Worsel came. "Sleep, my friend," he commanded, gently but firmly. "Sleep profoundly, body and mind, with no physical or mental sensations, no consciousness, no perception even of the passage of time. Sleep until someone having authority to do so bids you awaken."

And Kinnison slept; so deeply that even Lacy's probing Lens could elicit no response.

"He will stay that way?" the surgeon asked in awe.

"Yes."

"For how long?"

"Indefinitely. Until one of you doctors or nurses tells him to wake up, or until he dies for lack of food or water."

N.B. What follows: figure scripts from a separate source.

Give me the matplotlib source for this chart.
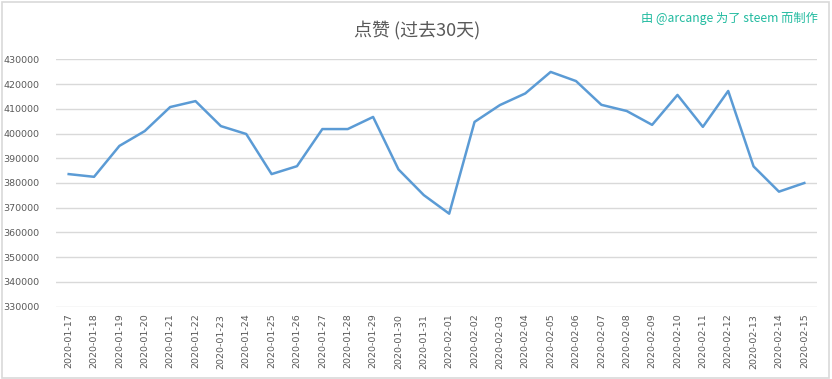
import matplotlib
matplotlib.use("Agg")
import matplotlib.pyplot as plt
from matplotlib.patches import Rectangle

plt.rcParams['font.family'] = ['Noto Sans CJK SC', 'DejaVu Sans']

dates = ["2020-01-17", "2020-01-18", "2020-01-19", "2020-01-20", "2020-01-21",
         "2020-01-22", "2020-01-23", "2020-01-24", "2020-01-25", "2020-01-26",
         "2020-01-27", "2020-01-28", "2020-01-29", "2020-01-30", "2020-01-31",
         "2020-02-01", "2020-02-02", "2020-02-03", "2020-02-04", "2020-02-05",
         "2020-02-06", "2020-02-07", "2020-02-08", "2020-02-09", "2020-02-10",
         "2020-02-11", "2020-02-12", "2020-02-13", "2020-02-14", "2020-02-15"]
votes = [383600, 382500, 395000, 401000, 410700, 413100, 403000, 399800, 383600, 386800,
         401800, 401800, 406700, 385500, 375100, 367600, 404700, 411500, 416200, 424900,
         421200, 411600, 409100, 403500, 415600, 402700, 417200, 386700, 376500, 380000]
yticks = [330000, 340000, 350000, 360000, 370000, 380000, 390000, 400000, 410000, 420000, 430000]

title = "点赞 (过去30天)"
credit = "由 @arcange 为了 steem 而制作"

fig = plt.figure(figsize=(8.32, 3.79), dpi=100)
ax = fig.add_axes([56/832, 1 - 306.7/379, (817-56)/832, (306.7-59.3)/379])

x = list(range(len(dates)))
ax.plot(x, votes, color="#5b9bd5", lw=1.8, solid_joinstyle="round")

ax.set_xlim(-0.5, len(dates) - 0.5)
ax.set_ylim(330000, 430000)
ax.set_yticks(yticks)
ax.set_yticklabels([str(v) for v in yticks], family='DejaVu Sans', fontsize=6.8, color="#595959")
ax.set_xticks(x)
ax.set_xticklabels(dates, rotation=90, family='DejaVu Sans', fontsize=6.8, color="#595959")
ax.tick_params(axis='both', length=0)
ax.tick_params(axis='y', pad=12)
ax.tick_params(axis='x', pad=5)
ax.grid(axis='y', color="#d9d9d9", lw=1)
ax.set_axisbelow(True)
for s in ax.spines.values():
    s.set_visible(False)

fig.text(417/832, 1 - 31/379, title, ha='center', va='center', fontsize=13,
         fontweight='light', color="#595959")
fig.text(818/832, 1 - 18/379, credit, ha='right', va='center', fontsize=8.8, color="#22bba0")

fig.patches.append(Rectangle((1.5/832, 1.5/379), 827/832, 376/379, transform=fig.transFigure,
                             fill=False, edgecolor="#d9d9d9", lw=1.2))

fig.savefig("out.png", dpi=100)
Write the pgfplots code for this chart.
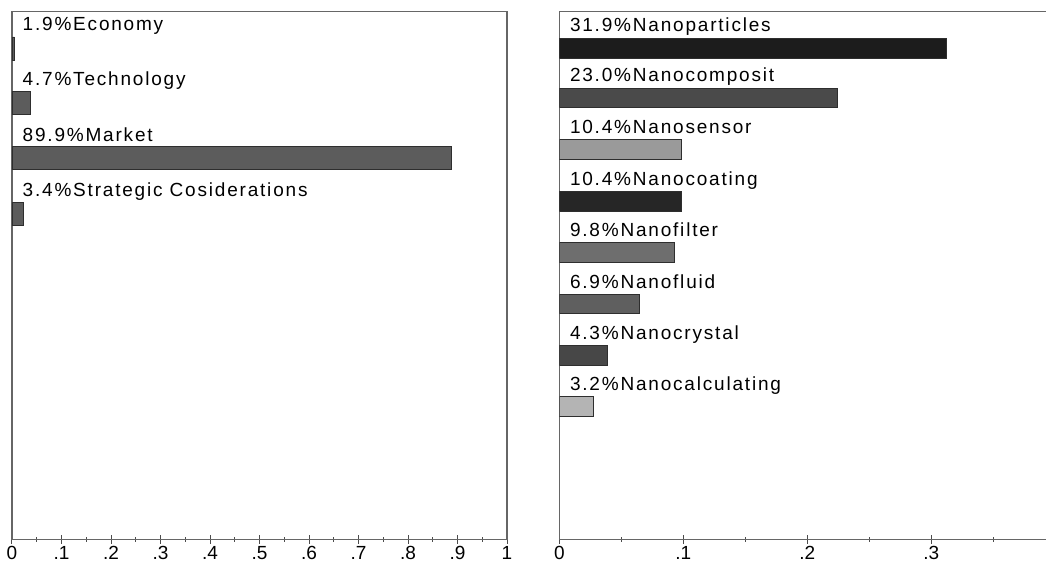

"We will see to it that he gets nourishment. He would make a much better recovery if we could keep him in that state until his injuries are almost healed. Would that do him harm, think you?"

"None whatever."

Then the surgeons and the nurses went to work. Lacy was not guilty of exaggeration when he described Kinnison as being a "ghastly mess." He was all of that. The job was long and hard. It was heartbreaking, even for those to whom Kinnison was merely another case, not a beloved personality. What they had to do they did, and the white marble chief nurse carried on through every soul-wrenching second, through every shocking, searing motion of it. She did her part, stoically, unflinchingly, as efficiently as though the patient upon the table were a total stranger undergoing a simple appendectomy and not the one man in her entire universe suffering radical dismemberment. Nor did she faint—then.